Records shown:
□ □ □ □ □ □ □
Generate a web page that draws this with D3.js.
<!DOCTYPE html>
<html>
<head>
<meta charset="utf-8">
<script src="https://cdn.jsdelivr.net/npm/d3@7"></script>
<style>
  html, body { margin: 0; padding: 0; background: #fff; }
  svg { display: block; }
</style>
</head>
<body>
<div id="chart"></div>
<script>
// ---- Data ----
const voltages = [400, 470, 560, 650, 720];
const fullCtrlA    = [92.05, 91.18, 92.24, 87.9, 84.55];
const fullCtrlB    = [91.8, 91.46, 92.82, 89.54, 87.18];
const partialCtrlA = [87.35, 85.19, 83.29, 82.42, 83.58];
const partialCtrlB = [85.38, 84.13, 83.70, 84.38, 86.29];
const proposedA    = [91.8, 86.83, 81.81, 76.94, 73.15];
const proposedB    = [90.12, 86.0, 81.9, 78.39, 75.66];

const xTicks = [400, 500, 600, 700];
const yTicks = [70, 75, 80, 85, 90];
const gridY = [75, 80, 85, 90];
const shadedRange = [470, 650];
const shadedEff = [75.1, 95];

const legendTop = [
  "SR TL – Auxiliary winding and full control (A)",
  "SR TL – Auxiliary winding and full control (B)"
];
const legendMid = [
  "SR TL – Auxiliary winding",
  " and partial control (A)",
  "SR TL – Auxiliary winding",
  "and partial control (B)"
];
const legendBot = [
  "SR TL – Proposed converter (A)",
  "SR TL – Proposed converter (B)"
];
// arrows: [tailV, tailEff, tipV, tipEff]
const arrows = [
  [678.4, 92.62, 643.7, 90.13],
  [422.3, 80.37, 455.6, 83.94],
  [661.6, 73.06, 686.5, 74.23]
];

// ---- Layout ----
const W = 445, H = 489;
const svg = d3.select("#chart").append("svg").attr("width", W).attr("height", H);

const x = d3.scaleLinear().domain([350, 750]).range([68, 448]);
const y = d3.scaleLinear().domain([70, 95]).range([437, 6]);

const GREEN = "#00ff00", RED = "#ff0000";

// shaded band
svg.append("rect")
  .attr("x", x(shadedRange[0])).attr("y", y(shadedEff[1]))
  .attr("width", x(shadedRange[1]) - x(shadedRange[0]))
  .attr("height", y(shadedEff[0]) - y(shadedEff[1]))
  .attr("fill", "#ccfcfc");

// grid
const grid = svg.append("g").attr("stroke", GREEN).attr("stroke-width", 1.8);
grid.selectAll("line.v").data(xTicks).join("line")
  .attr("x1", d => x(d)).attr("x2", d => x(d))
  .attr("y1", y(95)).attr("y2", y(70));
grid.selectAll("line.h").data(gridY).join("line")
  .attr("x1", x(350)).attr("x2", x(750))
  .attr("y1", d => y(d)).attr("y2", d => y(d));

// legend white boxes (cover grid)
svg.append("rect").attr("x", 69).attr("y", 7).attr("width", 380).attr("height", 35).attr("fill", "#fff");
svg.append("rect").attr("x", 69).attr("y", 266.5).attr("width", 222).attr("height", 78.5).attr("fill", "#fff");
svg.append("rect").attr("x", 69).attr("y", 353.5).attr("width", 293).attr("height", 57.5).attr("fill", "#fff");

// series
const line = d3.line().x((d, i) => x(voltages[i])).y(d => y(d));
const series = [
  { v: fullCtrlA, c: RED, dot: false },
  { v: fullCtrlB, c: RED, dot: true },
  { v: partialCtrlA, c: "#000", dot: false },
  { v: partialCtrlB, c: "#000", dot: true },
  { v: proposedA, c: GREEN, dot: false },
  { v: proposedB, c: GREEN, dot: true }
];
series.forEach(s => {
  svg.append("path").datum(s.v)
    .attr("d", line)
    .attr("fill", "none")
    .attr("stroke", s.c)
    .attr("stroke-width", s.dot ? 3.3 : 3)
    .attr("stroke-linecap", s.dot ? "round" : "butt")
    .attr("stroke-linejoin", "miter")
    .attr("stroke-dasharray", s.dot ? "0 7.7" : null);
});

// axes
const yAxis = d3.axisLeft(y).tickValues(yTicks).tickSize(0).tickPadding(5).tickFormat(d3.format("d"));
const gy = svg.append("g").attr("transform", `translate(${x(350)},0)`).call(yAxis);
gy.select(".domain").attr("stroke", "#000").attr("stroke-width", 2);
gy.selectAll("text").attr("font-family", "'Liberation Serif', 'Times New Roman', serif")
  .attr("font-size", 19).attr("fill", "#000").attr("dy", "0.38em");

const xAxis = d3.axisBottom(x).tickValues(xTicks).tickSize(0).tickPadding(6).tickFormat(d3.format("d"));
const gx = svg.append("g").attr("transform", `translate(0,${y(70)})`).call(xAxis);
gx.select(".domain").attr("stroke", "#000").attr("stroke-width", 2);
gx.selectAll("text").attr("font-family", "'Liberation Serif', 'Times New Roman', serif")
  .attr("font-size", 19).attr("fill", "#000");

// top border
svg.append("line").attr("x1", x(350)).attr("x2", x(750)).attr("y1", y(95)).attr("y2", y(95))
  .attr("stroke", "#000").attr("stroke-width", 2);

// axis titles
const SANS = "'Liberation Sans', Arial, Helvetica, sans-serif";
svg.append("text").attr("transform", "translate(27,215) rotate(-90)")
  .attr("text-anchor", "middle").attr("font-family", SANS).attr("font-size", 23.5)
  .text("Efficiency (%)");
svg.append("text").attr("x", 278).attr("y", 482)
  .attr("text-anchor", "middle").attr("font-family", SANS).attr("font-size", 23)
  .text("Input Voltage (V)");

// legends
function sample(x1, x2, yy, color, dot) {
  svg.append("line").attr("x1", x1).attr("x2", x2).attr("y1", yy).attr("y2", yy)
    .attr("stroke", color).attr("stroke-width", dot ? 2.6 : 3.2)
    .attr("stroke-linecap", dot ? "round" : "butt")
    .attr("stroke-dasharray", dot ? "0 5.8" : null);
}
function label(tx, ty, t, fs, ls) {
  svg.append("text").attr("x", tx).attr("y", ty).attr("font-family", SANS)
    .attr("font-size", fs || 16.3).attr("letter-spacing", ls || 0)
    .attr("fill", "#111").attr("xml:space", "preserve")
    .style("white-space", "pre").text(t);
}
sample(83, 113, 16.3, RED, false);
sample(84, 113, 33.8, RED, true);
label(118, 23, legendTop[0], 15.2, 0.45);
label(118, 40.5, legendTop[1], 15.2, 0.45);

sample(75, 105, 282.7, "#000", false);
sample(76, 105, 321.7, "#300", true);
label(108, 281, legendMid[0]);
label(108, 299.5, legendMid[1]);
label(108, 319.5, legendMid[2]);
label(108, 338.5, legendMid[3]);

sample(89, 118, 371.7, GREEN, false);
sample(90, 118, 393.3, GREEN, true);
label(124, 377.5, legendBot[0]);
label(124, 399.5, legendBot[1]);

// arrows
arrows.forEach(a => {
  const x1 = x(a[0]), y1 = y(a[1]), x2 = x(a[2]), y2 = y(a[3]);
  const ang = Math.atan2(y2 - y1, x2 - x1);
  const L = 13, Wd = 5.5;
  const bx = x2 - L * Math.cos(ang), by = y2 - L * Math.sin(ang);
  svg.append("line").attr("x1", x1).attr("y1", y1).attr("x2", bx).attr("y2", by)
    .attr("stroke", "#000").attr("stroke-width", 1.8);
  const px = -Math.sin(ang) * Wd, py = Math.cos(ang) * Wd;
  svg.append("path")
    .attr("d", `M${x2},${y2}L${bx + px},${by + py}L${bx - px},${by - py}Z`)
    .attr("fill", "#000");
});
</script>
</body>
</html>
□ □ □ □ □ □ □
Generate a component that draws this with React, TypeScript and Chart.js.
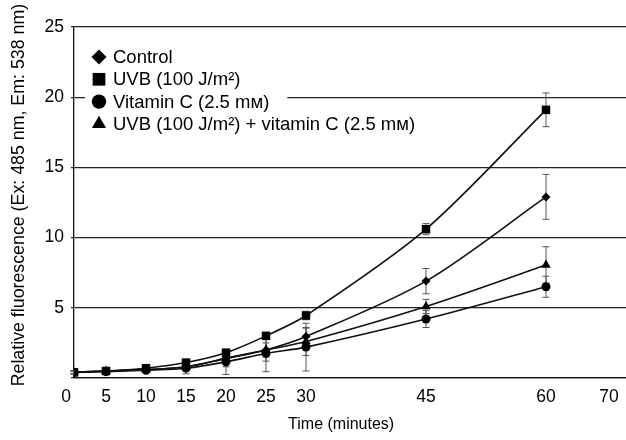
□ □ □ □ □ □ □
Task statement: Everything from the line that contains "Generate a web" through the line that contains "const shadedEff = [75.1, 95];" is to be transcribed exactly, and nothing outside that range.

Solution:
Generate a web page that draws this with D3.js.
<!DOCTYPE html>
<html>
<head>
<meta charset="utf-8">
<script src="https://cdn.jsdelivr.net/npm/d3@7"></script>
<style>
  html, body { margin: 0; padding: 0; background: #fff; }
  svg { display: block; }
</style>
</head>
<body>
<div id="chart"></div>
<script>
// ---- Data ----
const voltages = [400, 470, 560, 650, 720];
const fullCtrlA    = [92.05, 91.18, 92.24, 87.9, 84.55];
const fullCtrlB    = [91.8, 91.46, 92.82, 89.54, 87.18];
const partialCtrlA = [87.35, 85.19, 83.29, 82.42, 83.58];
const partialCtrlB = [85.38, 84.13, 83.70, 84.38, 86.29];
const proposedA    = [91.8, 86.83, 81.81, 76.94, 73.15];
const proposedB    = [90.12, 86.0, 81.9, 78.39, 75.66];

const xTicks = [400, 500, 600, 700];
const yTicks = [70, 75, 80, 85, 90];
const gridY = [75, 80, 85, 90];
const shadedRange = [470, 650];
const shadedEff = [75.1, 95];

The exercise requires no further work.